List each line of the data in which the string "document" appears.
* * *
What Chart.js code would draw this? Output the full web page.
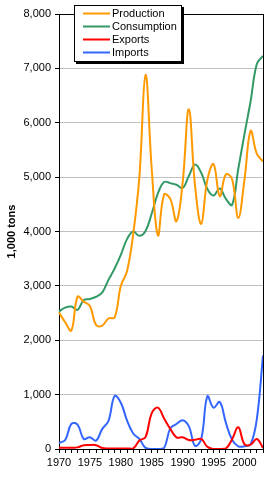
<!DOCTYPE html>
<html><head><meta charset="utf-8">
<script src="https://cdn.jsdelivr.net/npm/chart.js@4"></script>
<style>html,body{margin:0;padding:0;background:#fff;}canvas{display:block;}</style>
</head><body>
<canvas id="c" width="277" height="479"></canvas>
<script>
const years = ['1970','1971','1972','1973','1974','1975','1976','1977','1978','1979',
  '1980','1981','1982','1983','1984','1985','1986','1987','1988','1989',
  '1990','1991','1992','1993','1994','1995','1996','1997','1998','1999',
  '2000','2001','2002','2003'];
const production = [2510,2330,2180,2800,2710,2630,2280,2270,2400,2420,
  3000,3270,3950,5000,6880,5150,3930,4680,4600,4190,
  4900,6250,4850,4140,4950,5240,4650,5050,4960,4250,
  4950,5850,5430,5290];
const consumption = [2530,2600,2620,2560,2740,2760,2800,2880,3110,3320,
  3570,3860,4000,3920,4010,4330,4700,4910,4890,4860,
  4800,5020,5230,5080,4780,4660,4790,4600,4490,5150,
  5790,6400,7080,7230];
const exportsData = [25,25,25,30,70,75,70,20,10,10,
  10,10,10,155,220,660,760,560,370,215,
  215,165,170,185,40,0,0,10,180,400,
  90,80,185,20];
const importsData = [110,166,460,450,185,215,155,370,515,975,
  850,525,285,185,20,0,0,20,380,460,
  530,420,60,180,970,760,865,480,170,50,
  50,90,550,1720];
const yTickValues = [0,1000,2000,3000,4000,5000,6000,7000,8000];
const xLabelYears = ['1970','1975','1980','1985','1990','1995','2000'];

const FONT = 'Liberation Sans, Arial, sans-serif';

const frame = {
  id:'frame',
  afterDraw(chart){
    const a = chart.chartArea, c = chart.ctx;
    c.save();
    c.strokeStyle = '#000'; c.lineWidth = 1;
    const xr = Math.round(a.right) + 0.5;
    c.beginPath(); c.moveTo(xr, Math.round(a.top)); c.lineTo(xr, Math.round(a.bottom)+1); c.stroke();
    c.restore();
  }
};

const boxLegend = {
  id:'boxLegend',
  afterDraw(chart){
    const c = chart.ctx;
    const x = 74, y = 5, w = 108, h = 57;
    c.save();
    c.fillStyle = '#000';
    c.fillRect(x+2, y+2, w, h);
    c.fillStyle = '#fff';
    c.fillRect(x, y, w, h);
    c.strokeStyle = '#000'; c.lineWidth = 1;
    c.strokeRect(x+0.5, y+0.5, w-1, h-1);
    c.font = '11px ' + FONT;
    c.textBaseline = 'middle';
    c.textAlign = 'left';
    chart.data.datasets.forEach((ds, i) => {
      const ry = 13.5 + i * 13;
      c.strokeStyle = ds.borderColor; c.lineWidth = 2;
      c.beginPath(); c.moveTo(83, ry); c.lineTo(110, ry); c.stroke();
      c.fillStyle = '#000';
      c.fillText(ds.label, 112, ry + 0.5);
    });
    c.restore();
  }
};

new Chart(document.getElementById('c'), {
  type:'line',
  data:{
    labels: years,
    datasets:[
      {label:'Production', data:production, borderColor:'#FF9900'},
      {label:'Consumption', data:consumption, borderColor:'#339966'},
      {label:'Exports', data:exportsData, borderColor:'#FF0000'},
      {label:'Imports', data:importsData, borderColor:'#3366FF'}
    ]
  },
  options:{
    responsive:false, animation:false, devicePixelRatio:1,
    layout:{padding:{left:0, right:14, top:14, bottom:0}},
    plugins:{legend:{display:false}, tooltip:{enabled:false}},
    elements:{point:{radius:0}, line:{borderWidth:2, tension:0.4, fill:false}},
    scales:{
      x:{
        type:'category', offset:false,
        grid:{display:true, drawOnChartArea:false, drawTicks:true, tickLength:4, tickColor:'#000', color:'#000'},
        border:{display:true, color:'#000', width:1},
        ticks:{autoSkip:false, maxRotation:0, minRotation:0, padding:3, color:'#000',
          font:{family:FONT, size:11},
          callback:(v,i) => xLabelYears.includes(years[i]) ? years[i] : ''},
        afterFit:s => { s.height = 30; }
      },
      y:{
        min:0, max:8000,
        afterBuildTicks:s => { s.ticks = yTickValues.map(v => ({value:v})); },
        grid:{color:ctx => (ctx.tick && (ctx.tick.value === 8000 || ctx.tick.value === 0)) ? '#000' : '#C0C0C0',
          tickColor:'#000', tickLength:4},
        border:{display:true, color:'#000'},
        ticks:{padding:4, color:'#000', font:{family:FONT, size:11},
          callback:v => Number(v).toLocaleString('en-US')},
        title:{display:true, text:'1,000 tons', color:'#000',
          font:{family:FONT, size:11, weight:'bold'}, padding:{top:5, bottom:0}},
        afterFit:s => { s.width = 59; }
      }
    }
  },
  plugins:[frame, boxLegend]
});
</script>
</body></html>
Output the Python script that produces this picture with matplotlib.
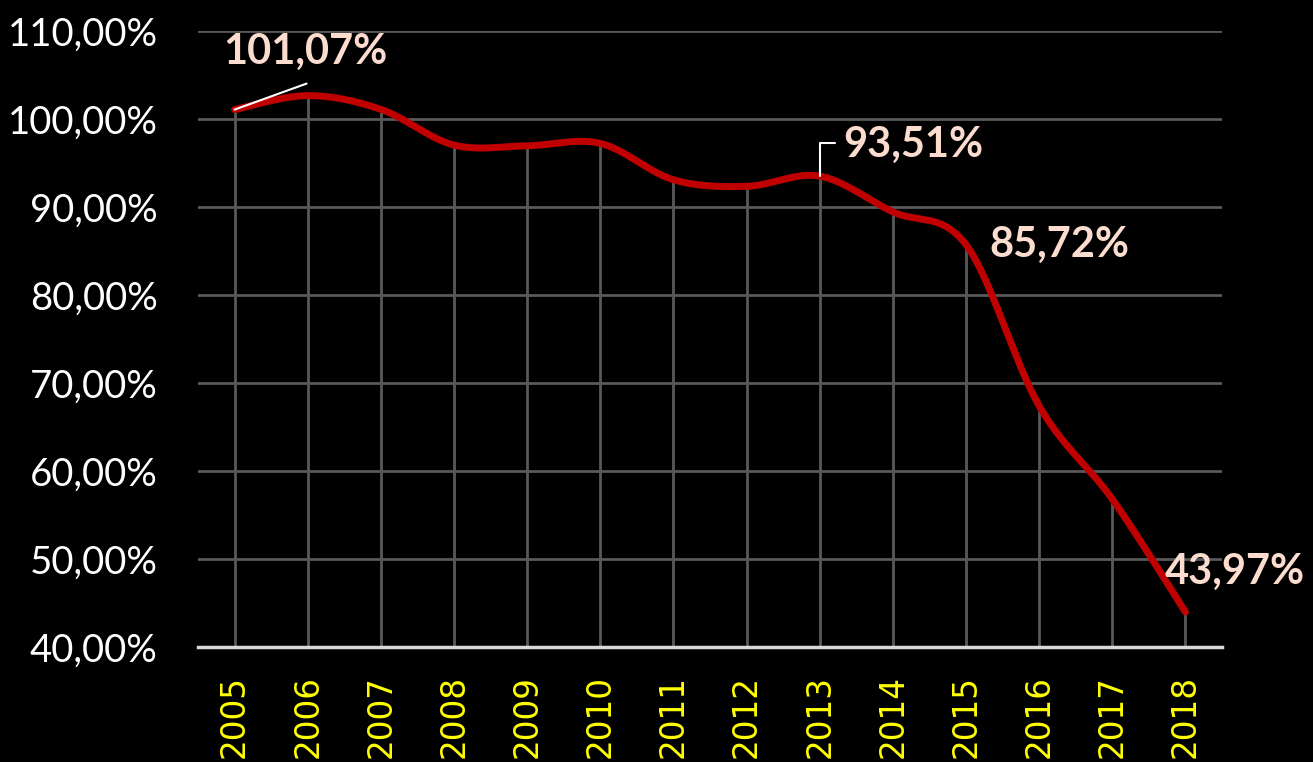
import numpy as np
import matplotlib.pyplot as plt
from matplotlib.ticker import FuncFormatter

years = [2005, 2006, 2007, 2008, 2009, 2010, 2011, 2012, 2013, 2014, 2015, 2016, 2017, 2018]
values = [101.07, 102.66, 101.1, 97.04, 96.96, 97.23, 93.1, 92.35, 93.51, 89.44, 85.72, 67.4, 56.8, 43.97]

# labelled points: index, text, offset of text (px), leader style
labelled = [
    (0, "101,07%", (-11, 58), "line"),
    (8, "93,51%", (24, 31), "elbow"),
    (10, "85,72%", (23, 0), None),
    (13, "43,97%", (-21, 40), None),
]

RED = "#C00000"
GRID = "#595959"
LABEL = "#FBDCCF"


def smooth(x, y, n=40):
    # bezier smoothing like office "smoothed line"
    x = np.asarray(x, float)
    y = np.asarray(y, float)
    px = np.concatenate([[x[0]], x, [x[-1]]])
    py = np.concatenate([[y[0]], y, [y[-1]]])
    xs, ys = [], []
    t = np.linspace(0, 1, n)
    for i in range(1, len(px) - 2):
        p0 = np.array([px[i], py[i]])
        p3 = np.array([px[i + 1], py[i + 1]])
        p1 = p0 + (np.array([px[i + 1], py[i + 1]]) - np.array([px[i - 1], py[i - 1]])) / 6
        p2 = p3 - (np.array([px[i + 2], py[i + 2]]) - np.array([px[i], py[i]])) / 6
        b = ((1 - t) ** 3)[:, None] * p0 + (3 * (1 - t) ** 2 * t)[:, None] * p1 \
            + (3 * (1 - t) * t ** 2)[:, None] * p2 + (t ** 3)[:, None] * p3
        xs.append(b[:, 0])
        ys.append(b[:, 1])
    return np.concatenate(xs), np.concatenate(ys)


fig = plt.figure(figsize=(13.13, 7.62), dpi=100, facecolor="black")
ax = fig.add_axes([0.1508, 0.1509, 0.7799, 0.8084], facecolor="black")

ax.set_xlim(years[0] - 0.5, years[-1] + 0.5)
ax.set_ylim(40, 110)
ax.set_yticks(np.arange(40, 111, 10))
ax.set_xticks(years)
ax.yaxis.set_major_formatter(FuncFormatter(lambda v, p: f"{v:.2f}%".replace(".", ",")))

for v in np.arange(50, 111, 10):
    ax.axhline(v, color=GRID, lw=2, zorder=1)

# drop lines
ax.vlines(years, 40, values, color=GRID, lw=2, zorder=1)

sx, sy = smooth(years, values)
ax.plot(sx, sy, color=RED, lw=5, solid_capstyle="round", zorder=3)

for s in ["top", "right", "left"]:
    ax.spines[s].set_visible(False)
ax.spines["bottom"].set_color("#D9D9D9")
ax.spines["bottom"].set_linewidth(2.5)
ax.spines["bottom"].set_zorder(2)

ax.tick_params(axis="y", length=0, pad=29, labelcolor="white", labelsize=27.5)
ax.tick_params(axis="x", length=0, pad=20, labelcolor="#FFFF00", labelsize=23.5, labelrotation=90)
for lb in ax.get_yticklabels():
    lb.set_fontfamily("Lato")
for lb in ax.get_xticklabels():
    lb.set_fontfamily("DejaVu Sans")

for i, txt, (dx, dy), leader in labelled:
    ax.annotate(txt, (years[i], values[i]), xytext=(dx * 0.72, dy * 0.72),
                textcoords="offset points", ha="left", va="center",
                color=LABEL, fontsize=30, fontweight="bold", fontfamily="Lato", zorder=5)
    if leader == "line":
        ax.annotate("", (years[i], values[i]), xytext=(72 * 0.72, 26 * 0.72),
                    textcoords="offset points",
                    arrowprops=dict(arrowstyle="-", color="white", lw=1.5, shrinkA=0, shrinkB=0),
                    zorder=6)
    elif leader == "elbow":
        ax.annotate("", (years[i], values[i]), xytext=(15 * 0.72, 33 * 0.72),
                    textcoords="offset points",
                    arrowprops=dict(arrowstyle="-", color="white", lw=1.5, shrinkA=0, shrinkB=0,
                                    connectionstyle="angle,angleA=0,angleB=90,rad=0"),
                    zorder=6)

fig.savefig("out.png", dpi=100, facecolor="black")
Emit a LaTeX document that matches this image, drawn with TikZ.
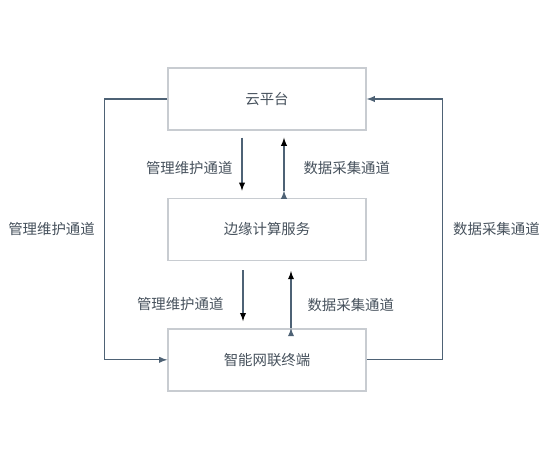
* * *
> **THE OUTPUT**:
new Chart(document.getElementById('c'), {
Emit a LaTeX document that matches this image, drawn with TikZ.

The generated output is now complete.